_STATED PROBLEM:_ Quote all lines below exactly. Images stay out.

_SOURCE DATA:_
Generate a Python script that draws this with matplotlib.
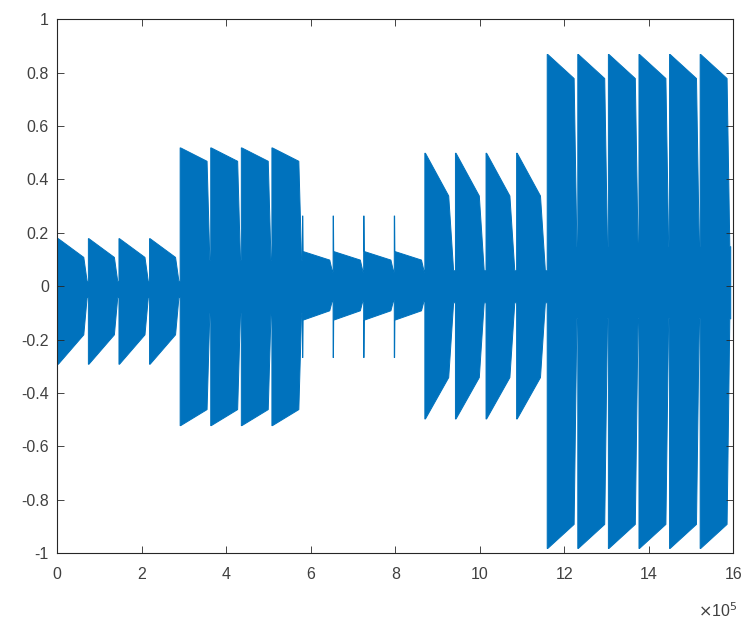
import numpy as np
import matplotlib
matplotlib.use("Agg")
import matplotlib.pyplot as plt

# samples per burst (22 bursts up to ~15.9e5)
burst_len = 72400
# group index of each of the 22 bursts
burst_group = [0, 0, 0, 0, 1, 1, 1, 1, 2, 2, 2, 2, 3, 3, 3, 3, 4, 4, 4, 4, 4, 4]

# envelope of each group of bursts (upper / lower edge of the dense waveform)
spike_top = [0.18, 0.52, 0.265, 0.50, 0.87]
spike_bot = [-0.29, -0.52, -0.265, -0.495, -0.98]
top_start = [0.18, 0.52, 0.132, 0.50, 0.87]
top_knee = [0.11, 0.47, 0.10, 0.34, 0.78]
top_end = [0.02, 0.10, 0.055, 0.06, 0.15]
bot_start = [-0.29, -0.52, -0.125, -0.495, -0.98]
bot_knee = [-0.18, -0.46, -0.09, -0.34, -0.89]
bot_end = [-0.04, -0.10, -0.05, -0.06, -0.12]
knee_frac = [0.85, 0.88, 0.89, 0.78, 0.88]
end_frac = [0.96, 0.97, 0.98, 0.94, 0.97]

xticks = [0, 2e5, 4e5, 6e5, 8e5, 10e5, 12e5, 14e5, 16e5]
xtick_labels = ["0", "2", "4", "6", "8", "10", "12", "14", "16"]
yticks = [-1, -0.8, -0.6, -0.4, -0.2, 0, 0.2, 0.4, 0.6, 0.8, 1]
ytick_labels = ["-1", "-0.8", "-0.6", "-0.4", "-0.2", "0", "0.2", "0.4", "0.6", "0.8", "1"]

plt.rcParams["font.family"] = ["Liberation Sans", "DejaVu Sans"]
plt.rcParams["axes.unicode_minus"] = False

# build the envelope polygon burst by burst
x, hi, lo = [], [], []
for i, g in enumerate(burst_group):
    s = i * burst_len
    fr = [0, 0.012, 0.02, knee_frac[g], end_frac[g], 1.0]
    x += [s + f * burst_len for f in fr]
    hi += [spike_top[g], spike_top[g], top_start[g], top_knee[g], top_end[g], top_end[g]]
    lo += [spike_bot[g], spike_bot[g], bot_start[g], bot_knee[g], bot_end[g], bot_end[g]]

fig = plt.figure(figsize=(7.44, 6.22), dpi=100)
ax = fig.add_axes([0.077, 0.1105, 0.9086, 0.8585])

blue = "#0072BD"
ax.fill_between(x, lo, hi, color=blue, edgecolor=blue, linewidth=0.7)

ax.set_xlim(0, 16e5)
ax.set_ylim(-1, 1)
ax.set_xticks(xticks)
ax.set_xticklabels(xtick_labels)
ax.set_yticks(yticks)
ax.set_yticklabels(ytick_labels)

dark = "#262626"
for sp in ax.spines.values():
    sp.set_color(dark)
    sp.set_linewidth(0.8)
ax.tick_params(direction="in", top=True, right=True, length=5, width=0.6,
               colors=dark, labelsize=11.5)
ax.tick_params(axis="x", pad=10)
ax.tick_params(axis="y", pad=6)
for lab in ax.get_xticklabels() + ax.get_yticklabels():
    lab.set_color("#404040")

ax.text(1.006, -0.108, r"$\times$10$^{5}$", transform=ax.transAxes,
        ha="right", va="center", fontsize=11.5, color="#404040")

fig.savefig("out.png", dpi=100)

_FINAL RESULT:_
Generate a Python script that draws this with matplotlib.
import numpy as np
import matplotlib
matplotlib.use("Agg")
import matplotlib.pyplot as plt

# samples per burst (22 bursts up to ~15.9e5)
burst_len = 72400
# group index of each of the 22 bursts
burst_group = [0, 0, 0, 0, 1, 1, 1, 1, 2, 2, 2, 2, 3, 3, 3, 3, 4, 4, 4, 4, 4, 4]

# envelope of each group of bursts (upper / lower edge of the dense waveform)
spike_top = [0.18, 0.52, 0.265, 0.50, 0.87]
spike_bot = [-0.29, -0.52, -0.265, -0.495, -0.98]
top_start = [0.18, 0.52, 0.132, 0.50, 0.87]
top_knee = [0.11, 0.47, 0.10, 0.34, 0.78]
top_end = [0.02, 0.10, 0.055, 0.06, 0.15]
bot_start = [-0.29, -0.52, -0.125, -0.495, -0.98]
bot_knee = [-0.18, -0.46, -0.09, -0.34, -0.89]
bot_end = [-0.04, -0.10, -0.05, -0.06, -0.12]
knee_frac = [0.85, 0.88, 0.89, 0.78, 0.88]
end_frac = [0.96, 0.97, 0.98, 0.94, 0.97]

xticks = [0, 2e5, 4e5, 6e5, 8e5, 10e5, 12e5, 14e5, 16e5]
xtick_labels = ["0", "2", "4", "6", "8", "10", "12", "14", "16"]
yticks = [-1, -0.8, -0.6, -0.4, -0.2, 0, 0.2, 0.4, 0.6, 0.8, 1]
ytick_labels = ["-1", "-0.8", "-0.6", "-0.4", "-0.2", "0", "0.2", "0.4", "0.6", "0.8", "1"]

plt.rcParams["font.family"] = ["Liberation Sans", "DejaVu Sans"]
plt.rcParams["axes.unicode_minus"] = False

# build the envelope polygon burst by burst
x, hi, lo = [], [], []
for i, g in enumerate(burst_group):
    s = i * burst_len
    fr = [0, 0.012, 0.02, knee_frac[g], end_frac[g], 1.0]
    x += [s + f * burst_len for f in fr]
    hi += [spike_top[g], spike_top[g], top_start[g], top_knee[g], top_end[g], top_end[g]]
    lo += [spike_bot[g], spike_bot[g], bot_start[g], bot_knee[g], bot_end[g], bot_end[g]]

fig = plt.figure(figsize=(7.44, 6.22), dpi=100)
ax = fig.add_axes([0.077, 0.1105, 0.9086, 0.8585])

blue = "#0072BD"
ax.fill_between(x, lo, hi, color=blue, edgecolor=blue, linewidth=0.7)

ax.set_xlim(0, 16e5)
ax.set_ylim(-1, 1)
ax.set_xticks(xticks)
ax.set_xticklabels(xtick_labels)
ax.set_yticks(yticks)
ax.set_yticklabels(ytick_labels)

dark = "#262626"
for sp in ax.spines.values():
    sp.set_color(dark)
    sp.set_linewidth(0.8)
ax.tick_params(direction="in", top=True, right=True, length=5, width=0.6,
               colors=dark, labelsize=11.5)
ax.tick_params(axis="x", pad=10)
ax.tick_params(axis="y", pad=6)
for lab in ax.get_xticklabels() + ax.get_yticklabels():
    lab.set_color("#404040")

ax.text(1.006, -0.108, r"$\times$10$^{5}$", transform=ax.transAxes,
        ha="right", va="center", fontsize=11.5, color="#404040")

fig.savefig("out.png", dpi=100)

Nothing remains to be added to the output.